It's a classical problem that has been done to death which is why it might be marked easy.

If you can think of the brute force solution, there is a slight optimization to make it faster.

I recall the optimal solution requires knowledge of dynamic programming, so not an "easy" question.

I have 3 questions I've asked many times.
1) merge two sorted double linked lists - Sounds straightforward but most can't code this cleanly and correctly without a bunch of errors and help
2) parse and deserialize a json string to a Java object - Requires good code organization, recursion (or state machine), and string parsing. This one has everything it's great for a 1 hour question. I think 1 person has solved it completely but I evaluate for how they approach the problem and how far they get.
3) design an image sharing site like imgur or instagram. Open ended design. I dig into various parts of the stack to test how deeply they know a topic and how they approach the problem.

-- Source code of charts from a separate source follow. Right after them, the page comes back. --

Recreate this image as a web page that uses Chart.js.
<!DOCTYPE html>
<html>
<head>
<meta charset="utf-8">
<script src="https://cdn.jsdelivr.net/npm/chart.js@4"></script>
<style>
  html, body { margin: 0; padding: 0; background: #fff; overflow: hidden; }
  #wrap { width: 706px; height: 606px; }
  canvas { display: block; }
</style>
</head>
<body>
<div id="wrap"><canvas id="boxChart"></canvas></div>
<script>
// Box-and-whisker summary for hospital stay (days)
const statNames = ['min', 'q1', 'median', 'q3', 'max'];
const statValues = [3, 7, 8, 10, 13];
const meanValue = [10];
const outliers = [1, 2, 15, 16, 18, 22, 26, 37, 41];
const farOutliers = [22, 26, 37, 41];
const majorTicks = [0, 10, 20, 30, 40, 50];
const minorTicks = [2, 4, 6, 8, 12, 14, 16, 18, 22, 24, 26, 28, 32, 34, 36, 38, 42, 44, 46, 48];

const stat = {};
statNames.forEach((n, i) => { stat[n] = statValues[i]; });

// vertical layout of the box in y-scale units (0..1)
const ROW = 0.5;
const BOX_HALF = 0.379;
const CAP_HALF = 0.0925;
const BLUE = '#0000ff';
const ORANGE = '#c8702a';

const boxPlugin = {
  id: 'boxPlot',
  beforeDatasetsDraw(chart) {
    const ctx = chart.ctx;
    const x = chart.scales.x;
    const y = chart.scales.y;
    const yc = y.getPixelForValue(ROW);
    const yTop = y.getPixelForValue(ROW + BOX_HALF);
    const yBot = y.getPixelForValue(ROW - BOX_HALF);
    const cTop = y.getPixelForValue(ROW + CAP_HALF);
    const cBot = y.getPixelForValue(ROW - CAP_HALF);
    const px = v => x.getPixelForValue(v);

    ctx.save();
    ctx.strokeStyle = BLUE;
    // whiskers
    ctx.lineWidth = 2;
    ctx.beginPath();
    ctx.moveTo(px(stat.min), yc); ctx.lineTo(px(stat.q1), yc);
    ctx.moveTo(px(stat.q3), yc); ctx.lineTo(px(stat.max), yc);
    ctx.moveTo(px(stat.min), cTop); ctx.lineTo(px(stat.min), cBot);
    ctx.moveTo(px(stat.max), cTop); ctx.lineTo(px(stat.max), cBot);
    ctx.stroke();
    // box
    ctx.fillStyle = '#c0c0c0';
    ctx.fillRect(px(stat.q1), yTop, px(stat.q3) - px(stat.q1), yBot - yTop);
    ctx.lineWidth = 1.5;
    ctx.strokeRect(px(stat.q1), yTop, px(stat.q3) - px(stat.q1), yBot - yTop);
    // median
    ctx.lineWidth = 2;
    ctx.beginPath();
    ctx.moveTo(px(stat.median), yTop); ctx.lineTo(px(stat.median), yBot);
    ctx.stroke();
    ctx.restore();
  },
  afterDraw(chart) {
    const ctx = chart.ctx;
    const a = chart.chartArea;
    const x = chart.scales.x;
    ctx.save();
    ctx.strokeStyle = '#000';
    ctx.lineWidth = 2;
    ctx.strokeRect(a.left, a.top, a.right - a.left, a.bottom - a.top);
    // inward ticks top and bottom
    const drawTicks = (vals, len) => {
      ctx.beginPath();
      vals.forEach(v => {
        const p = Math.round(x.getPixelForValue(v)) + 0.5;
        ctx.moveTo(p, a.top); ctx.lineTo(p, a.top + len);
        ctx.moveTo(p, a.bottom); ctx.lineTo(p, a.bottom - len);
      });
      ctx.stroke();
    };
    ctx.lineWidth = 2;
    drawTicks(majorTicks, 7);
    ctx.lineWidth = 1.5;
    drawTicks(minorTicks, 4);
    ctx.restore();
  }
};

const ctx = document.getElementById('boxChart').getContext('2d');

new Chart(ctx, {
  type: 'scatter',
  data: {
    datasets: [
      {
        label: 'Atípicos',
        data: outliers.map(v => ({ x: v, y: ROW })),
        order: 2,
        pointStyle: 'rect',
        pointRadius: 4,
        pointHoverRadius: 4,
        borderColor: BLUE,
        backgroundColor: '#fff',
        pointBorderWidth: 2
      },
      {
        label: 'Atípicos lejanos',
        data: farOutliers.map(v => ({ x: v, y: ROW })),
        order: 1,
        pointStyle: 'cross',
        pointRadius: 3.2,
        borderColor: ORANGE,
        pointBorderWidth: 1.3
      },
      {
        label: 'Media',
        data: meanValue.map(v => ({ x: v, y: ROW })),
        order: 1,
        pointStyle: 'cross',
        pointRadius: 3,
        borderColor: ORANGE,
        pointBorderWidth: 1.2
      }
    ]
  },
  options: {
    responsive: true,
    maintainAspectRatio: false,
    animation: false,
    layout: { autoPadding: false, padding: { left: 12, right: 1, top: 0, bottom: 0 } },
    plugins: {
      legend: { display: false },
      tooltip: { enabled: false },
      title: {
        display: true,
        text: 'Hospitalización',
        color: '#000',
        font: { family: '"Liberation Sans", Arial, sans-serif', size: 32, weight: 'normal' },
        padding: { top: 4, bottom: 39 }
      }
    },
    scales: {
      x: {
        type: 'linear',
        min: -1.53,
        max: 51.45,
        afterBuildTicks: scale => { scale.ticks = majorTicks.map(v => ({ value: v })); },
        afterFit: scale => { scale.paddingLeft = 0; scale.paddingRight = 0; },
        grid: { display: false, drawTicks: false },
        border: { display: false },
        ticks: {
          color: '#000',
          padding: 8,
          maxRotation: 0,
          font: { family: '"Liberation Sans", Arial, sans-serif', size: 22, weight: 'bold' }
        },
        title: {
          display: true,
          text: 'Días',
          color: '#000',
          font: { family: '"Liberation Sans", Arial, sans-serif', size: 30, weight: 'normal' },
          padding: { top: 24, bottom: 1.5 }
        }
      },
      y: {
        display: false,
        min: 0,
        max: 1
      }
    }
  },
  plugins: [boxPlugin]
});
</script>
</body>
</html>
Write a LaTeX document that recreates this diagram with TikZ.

you have them write a parser?

Easy/hard is always a bit weird; many problems are easy once you know the answer, although here the best solution is very straightforward/single-pass once you know the main idea (making it sort of a silly interview question) and quite a bit better than O(n^2) brute force.

no dynamic programming needed. there is a "trick" for the efficient solution, but it's not too hard to find.

Because you have to check all permutations, not simply all permutations generated by a single swap.

Eg, say you move N into position i and i into the final position. It could be that N is now in a valid position, but i is not -- but, swapping i with some other element now makes both of them valid, leading to a valid arrangement that you missed.

This is not guaranteed, though. Worst case for quick select is O(n^2)

Max subarray is the first algorithm in CLRS, so I suppose it's "easy" compared to others. I always forget how to do it, so it's not easy to me.

I thought everyone is implementing median-of-medians in their whiteboard interviews these days...

Yea I don't think people are expected to code out median-of-medians.

And yes you are right gaming_mouse, it's not O(n), but it's expected O(n) using a random pivot from what I remember.

If you are interested in learning about median-of-medians, I always found this as a good read through http://www.ics.uci.edu/~eppstein/161/960130.html

Right. I solved this the other day when browsing through "cracking the coding interview". It's a good pattern that applies to many problems. Keeping 2 pointers and moving one of them at each step, so the algorithm never goes backwards and is O(n).

not totally sure what you mean, but i don't think about it as 2 pointers. if replace the original array with scan sum (which costs O(n)), then you just need to keep track of two quantities -- the max value of scan sum to the right, and the min value of the scan sum to the left. you'll have these for the first position, and you can then calculate then for all positions in a single pass, since at each new index each quantity's change depends only on the value at that index.

The optimal answer is O(n) and doesn't require a heap.